Poi c’è Iana, una ragazza moldava di 25 anni, laureata in turismo a Verona. Da 10 anni vive in Italia, a Brescia, con i genitori, ma senza cittadinanza. Per lei persiste un’altra complicazione: il rinnovo del permesso di soggiorno, perchè  la Moldavia non fa parte dell’Unione Europea. “Dopo la laurea, è stato difficile trovare un lavoro. Oltre alla frustrazione si aggiungeva la pressione del permesso di soggiorno che stava scadendo”. Alla fine è riuscita a farsi assumere all’Expo, ma il contratto è scaduto a settembre e la ricerca è ricominciata di nuovo. “Nel settore del turismo ci sono molte offerte di lavoro all’estero, ma se chiedi il rinnovo del permesso in Italia non puoi andare oltre i confini”. Iana parla con l’accento bresciano e se non fosse per il nome nessuno si accorgerebbe che ha origini straniere. “Avere la cittadinanza, mi renderebbe la vita più facile, ma è già difficile rinnovare il permesso. Fai la domanda di rinnovo per un anno e ti arriva praticamente quando sta per scadere. Finché studiavo ed ero a carico dei miei genitori era più facile ottenerlo. Ora, vengo considerata separatamente e sono sempre sotto pressione per trovare un lavoro. Se volessi richiedere la cittadinanza dovrei ricominciare la trafila dall’inizio: una vita trascorsa in Italia a vivere, studiare e lavorare non viene calcolata”.

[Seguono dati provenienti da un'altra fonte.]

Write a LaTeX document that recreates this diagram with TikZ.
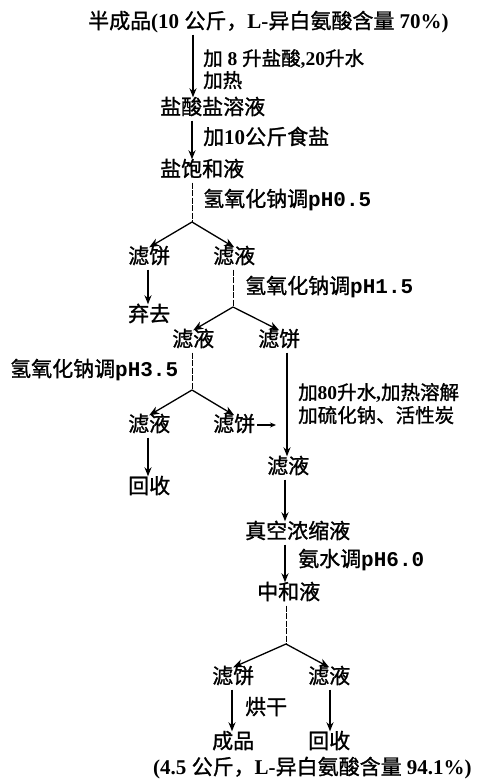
\documentclass[tikz,border=0pt]{standalone}
\usepackage{fontspec}
\setmainfont{Noto Sans CJK SC}[FakeBold=1.2]
\newfontfamily\latfont{Liberation Serif}
\newfontfamily\monfont{Liberation Mono}
\newcommand\LatT[1]{{\latfont\bfseries #1}}
\newcommand\MonT[1]{{\monfont\bfseries #1}}
\usetikzlibrary{arrows.meta}
\tikzset{
  txt/.style={font=\fontsize{21}{25}\selectfont, inner sep=0pt, text height=16pt, text depth=3pt, anchor=west},
  smalltxt/.style={txt, font=\fontsize{19.5}{23}\selectfont},
  solidarr/.style={line width=1.6pt, -{Stealth[length=9pt,width=7pt]}, shorten <=3pt, shorten >=1pt},
  brarr/.style={line width=1.3pt, -{Stealth[length=10pt,width=8pt,inset=3pt]}},
  thinline/.style={line width=0.7pt, dash pattern=on 6pt off 1.5pt, shorten <=3pt},
}
\begin{document}
\begin{tikzpicture}[x=1pt,y=-1pt]
\useasboundingbox (0,0) rectangle (502,780);
% column coordinates
\coordinate (xa) at (193,0);
\coordinate (xb) at (192,0);
\coordinate (xc) at (233,0);
\coordinate (xd) at (148,0);
\coordinate (xe) at (287,0);
\coordinate (xf) at (285,0);
\coordinate (xg) at (232,0);
\coordinate (xh) at (330,0);
% nodes
\node[txt] (t1) at (88,22) {半成品\LatT{(10 }公斤，\LatT{L-}异白氨酸含量\LatT{ 70\%)}};
\node[smalltxt] (l1a) at (203,59) {加\LatT{ 8 }升盐酸\LatT{,20}升水};
\node[smalltxt] (l1b) at (203,81) {加热};
\node[txt] (hcl) at (160,108) {盐酸盐溶液};
\node[txt] (l2) at (203,138) {加\LatT{10}公斤食盐};
\node[txt] (sat) at (160,170) {盐饱和液};
\node[txt] (l3) at (203,200) {氢氧化钠调\MonT{pH0.5}};
\coordinate (b1) at (192,222);
\node[txt] (A) at (128,257) {滤饼};
\node[txt] (B) at (213,257) {滤液};
\node[txt] (Q) at (128,315) {弃去};
\node[txt] (l4) at (245,287) {氢氧化钠调\MonT{pH1.5}};
\coordinate (b2) at (233,307);
\node[txt] (C) at (172,340) {滤液};
\node[txt] (D) at (258,340) {滤饼};
\node[txt] (l5) at (10,370) {氢氧化钠调\MonT{pH3.5}};
\coordinate (b3) at (192,390);
\node[txt] (E) at (128,425) {滤液};
\node[txt] (F) at (213,425) {滤饼};
\coordinate (f1) at (276,425);
\node[smalltxt] (l6a) at (298,393) {加\LatT{80}升水\LatT{,}加热溶解};
\node[smalltxt] (l6b) at (298,416) {加硫化钠、活性炭};
\node[txt] (G) at (267,467) {滤液};
\node[txt] (R1) at (128,487) {回收};
\node[txt] (H) at (245,532) {真空浓缩液};
\node[txt] (l7) at (298,560) {氨水调\MonT{pH6.0}};
\node[txt] (I) at (257,593) {中和液};
\coordinate (b4) at (286,644);
\node[txt] (J) at (212,677) {滤饼};
\node[txt] (K) at (308,677) {滤液};
\node[txt] (l8) at (245,708) {烘干};
\node[txt] (P) at (212,742) {成品};
\node[txt] (R2) at (308,742) {回收};
\node[txt] (t2) at (153,768) {\LatT{(4.5 }公斤，\LatT{L-}异白氨酸含量\LatT{ 94.1\%)}};
% connectors
\draw[solidarr] (t1.south -| xa) -- (hcl.north -| xa);
\draw[solidarr] (hcl.south -| xb) -- (sat.north -| xb);
\draw[thinline] (sat.south -| xb) -- (b1);
\draw[brarr] (b1) -- (A.north);
\draw[brarr] (b1) -- (B.north);
\draw[solidarr] (A.south -| xd) -- (Q.north -| xd);
\draw[thinline] (B.south -| xc) -- (b2);
\draw[brarr] (b2) -- (C.north);
\draw[brarr] (b2) -- (D.north);
\draw[thinline] (C.south -| xb) -- (b3);
\draw[brarr] (b3) -- (E.north);
\draw[brarr] (b3) -- (F.north);
\draw[line width=1.3pt, -{Stealth[length=6pt,width=5pt]}, shorten <=2pt] (F.east) -- (f1);
\draw[solidarr] (D.south -| xe) -- (G.north -| xe);
\draw[solidarr] (E.south -| xd) -- (R1.north -| xd);
\draw[solidarr] (G.south -| xf) -- (H.north -| xf);
\draw[solidarr] (H.south -| xf) -- (I.north -| xf);
\draw[thinline] (I.south -| b4) -- (b4);
\draw[brarr] (b4) -- (J.north);
\draw[brarr] (b4) -- (K.north);
\draw[solidarr] (J.south -| xg) -- (P.north -| xg);
\draw[solidarr] (K.south -| xh) -- (R2.north -| xh);
\end{tikzpicture}
\end{document}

L’attuale difficile situazione dell’occupazione in Italia non dovrebbe giustificare chi dice “gli stranieri in Italia sono troppi, già non c’è il lavoro per gli italiani” ma far riflettere sul sottile confine che c’è tra lo straniero  e un italiano senza cittadinanza, talmente sottile che molti di quelli ancora considerati stranieri dalla legge sono di fatto italiani nel cuore e nell’appartenenza.